Como ya expliqué en mi post de noviembre de 2014 existen numerosos estudios que intentan aclarar la conexión entre la frecuencia cardiaca y la expectativa de vida.
Ya a principios del siglo XX, Max Rubén en 1908, propuso la «Teoría de la Tasa de vida», que postulaba que los organismos con metabolismos más acelerados tenían esperanzas de vida menores. Ruben evidenció que los animales más pequeños y con metabolismos más acelerados tenía una menor expectativa de vida que los de mayor tamaño. Posteriormente, fue Raymond Pearl en su libro “The Rate Of Living”, publicado veinte años después, quien se vuelve a hacer eco de esta visión de la relación inversa entre el tamaño y metabolismo del organismo y su esperanza de vida.
Según Pearl, el número de latidos a lo largo de las vidas de todos los mamíferos es bastante similar, tanto el ratón que tiene una frecuencia cardiaca basal de 600 lat/min y una vida media de 2 años, como una ballena que tiene una frecuencia cardiaca de 10 lat/min y una vida que puede llegar a los 200 años.

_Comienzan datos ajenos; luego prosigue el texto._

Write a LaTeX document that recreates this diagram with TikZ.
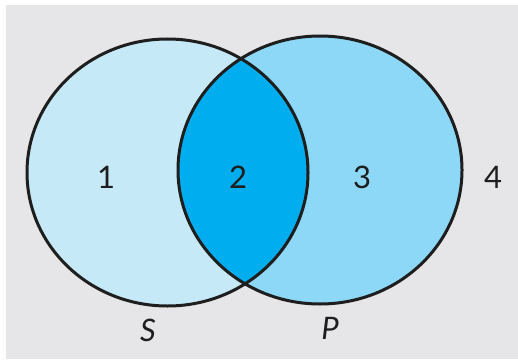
\documentclass[tikz,border=0pt]{standalone}
\usepackage{fontspec}
\setmainfont{Lato}
\definecolor{bgray}{HTML}{E6E6E8}
\definecolor{sblue}{HTML}{C6E9F8}
\definecolor{pblue}{HTML}{8DD8F6}
\definecolor{iblue}{HTML}{00AEEF}
\definecolor{edge}{HTML}{1E1E1E}
\tikzset{
  outline/.style={draw=edge, line width=3pt},
  num/.style={font=\fontsize{31}{31}\selectfont, text=edge, inner sep=0pt},
  lbl/.style={font=\fontsize{31}{31}\selectfont\itshape, text=edge, inner sep=0pt}
}
\begin{document}
\begin{tikzpicture}[x=1pt,y=-1pt]
\useasboundingbox (0,0) rectangle (518,361);
\fill[white] (0,0) rectangle (518,361);
\fill[bgray] (6,5) rectangle (518,359);
% fills
\fill[sblue] (167.5,172.5) ellipse [x radius=140.5, y radius=133.5];
\fill[pblue] (320,170) ellipse [x radius=142, y radius=134];
\begin{scope}
  \clip (167.5,172.5) ellipse [x radius=140.5, y radius=133.5];
  \fill[iblue] (320,170) ellipse [x radius=142, y radius=134];
\end{scope}
% outlines
\draw[outline] (167.5,172.5) ellipse [x radius=140.5, y radius=133.5];
\draw[outline] (320,170) ellipse [x radius=142, y radius=134];
% labels
\node[num] (r1) at (106,177) {1};
\node[num] (r2) at (238,177) {2};
\node[num] (r3) at (362,177) {3};
\node[num] (r4) at (493,177) {4};
\node[lbl] (s) at (148,330) {S};
\node[lbl] (p) at (330,328) {P};
\end{tikzpicture}
\end{document}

Cuatro años más tarde, en 1932, Max Kleiber propone su ley, también llamada curva ratón-elefante por la que el metabolismo basal de un organismo se puede calcular elevando su peso a la potencia de ¾ o de 0.75. Es decir; según sube el peso de un organismo su metabolismo basal también aumenta pero en menor proporción de lo esperado. O lo que es lo mismo, el metabolismo se enlentece proporcionalmente según aumenta el peso y tamaño del organismo.
Si esto es cierto a nivel de organismos individuales, una publicación reciente de la revista Science demuestra que esta potencia de ¾ también es aplicable a ecosistemas enteros. Por ejemplo, si las presas de la sabana africana aumentan en una proporción determinada, sus depredadores no aumentan en la misma proporción sino en una menor, en exactamente a la potencia 0.75.
De todos es sabido la relación entre la tasa metabólica de los mamíferos y sus frecuencias cardiacas. De hecho, un análisis de regresión logarítmica entre la masa corporal y la tasa metabólica de los mamíferos, dibuja una línea recta con exactamente la misma pendiente que la que se obtiene entre la masa corporal y la frecuencia cardiaca. Es decir; la frecuencia cardiaca tiene una estrecha relación con la tasa metabólica, que es mucho más elevada en los mamíferos pequeños y que son los que tienen una expectativa de vida menor.
Un estudio retrospectivo, publicado el pasado mes de febrero, realizado sobre el seguimiento a 10 años de 6.733 individuos de mediana edad llega a las siguientes conclusiones:
- Si la frecuencia cardiaca es menor de 50 lat/min, de forma natural, la supervivencia es un 29% mayor.
- Si la frecuencia cardiaca basal se modifica artificialmente con mediación para llegar a ser menos de 50 lat/min, el riesgo de muerte aumenta en 2.4 veces.
- Si la frecuencia cardiaca basal es superior a 80 lat/min el riesgo de muerte durante los 10 años de duración del estudio fue un 49% mayor.
- Si la frecuencia cardiaca en reposo es superior a 80 lat/min, a pesar de dar medicación para disminuirla, el riesgo de muerte era 3.6 veces mayor.
En conclusión: según este reciente análisis podemos contestar a la pregunta que aún teníamos pendiente en el post previo. Parece claro que frecuencias cardiacas elevadas se traducen en menores esperanzas de vida, al menos entre diferentes especies de mamíferos. Pero, a partir de este estudio podemos concluir que disminuir nuestra frecuencia cardiaca con fármacos, no sólo no aumenta nuestra supervivencia sino que puede reducirla.
Existe un método natural que siempre se ha demostrado eficaz no sólo para disminuir nuestra frecuencia cardiaca sino para aumentar nuestra supervivencia: la realización de ejercicio físico moderado de forma regular.